Having confirmed the synergid cells as the source of the pollen tube attractant, the next step was to identify the chemical species responsible for the attraction. Higashiyama was able to isolate from the synergid cells a cocktail of polypeptide molecules containing a high proportion of the amino acid cysteine. The isolation of these polypeptides was itself a painstaking exercise, involving harvesting of synergid cells under the microscope, amplification of the synergid cell complementary DNA using a technique known as the long-distance polymerase chain reaction, and finally some recombinant genetic engineering. What Higashiyama found on closer inspection of two of these polypeptides--collectively dubbed LUREs by the team--were the long sought-after chemical attractants that guide the extension of the pollen tube. The research team confirmed that these LURE polypeptides were the sole attractants by placing gelatin beads bearing the purified proteins in the path of the pollen tube, and by injecting the proteins directly into the path of the pollen tube using a laser-assisted ultrahigh-pressure microinjector developed and patented by Higashiyama. "By depositing beads into the path of the pollen tube we found that as few as 1,000 molecules of LUREs were sufficient to change the direction in which the pollen tube moves," explains Higashiyama.

Questions of efficiency

Building on this experience, the team has begun studying the double fertilization process of Arabidopsis, a widely studied plant species having reproductive equipment buried within the structure of the pistil.
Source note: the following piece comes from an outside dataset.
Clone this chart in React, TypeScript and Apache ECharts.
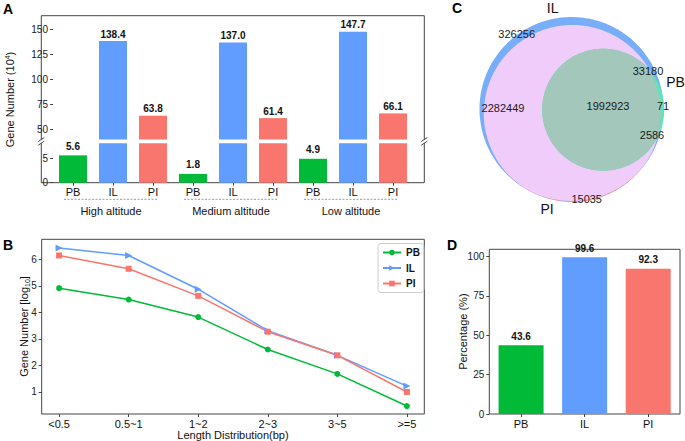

Using live cell imaging, the team managed for the first time to distinguish between the two sperm cells that are injected into an embryo sac in real time. They are now using the technique to try and determine whether the roles of the sperm cells--fertilization and endosperm creation--are pre-assigned to individual sperm cells. "Reproduction in flowering plants is very efficient and we want to use our techniques to answer fundamental questions about these processes, such as why each pollen tube is guided directly to only one of the fifty or so egg cells contained in the pistil," comments Higashiyama. Beyond this, his ambition is to examine mechanisms of organ formation by visualizing other important signaling molecules such as auxin, an important plant hormone, and morphogens associated with the growth of animal embryos. This has the promise of providing clues to answering fundamental questions such as how organ size is regulated in living systems. "We need to develop more sophisticated and better techniques to examine the effect of signaling molecules in plant tissues. The invention of new visualization and manipulation techniques would be a breakthrough for many fields of both plant and animal biology. Realizing this will be a key aim of our ERATO project," he says.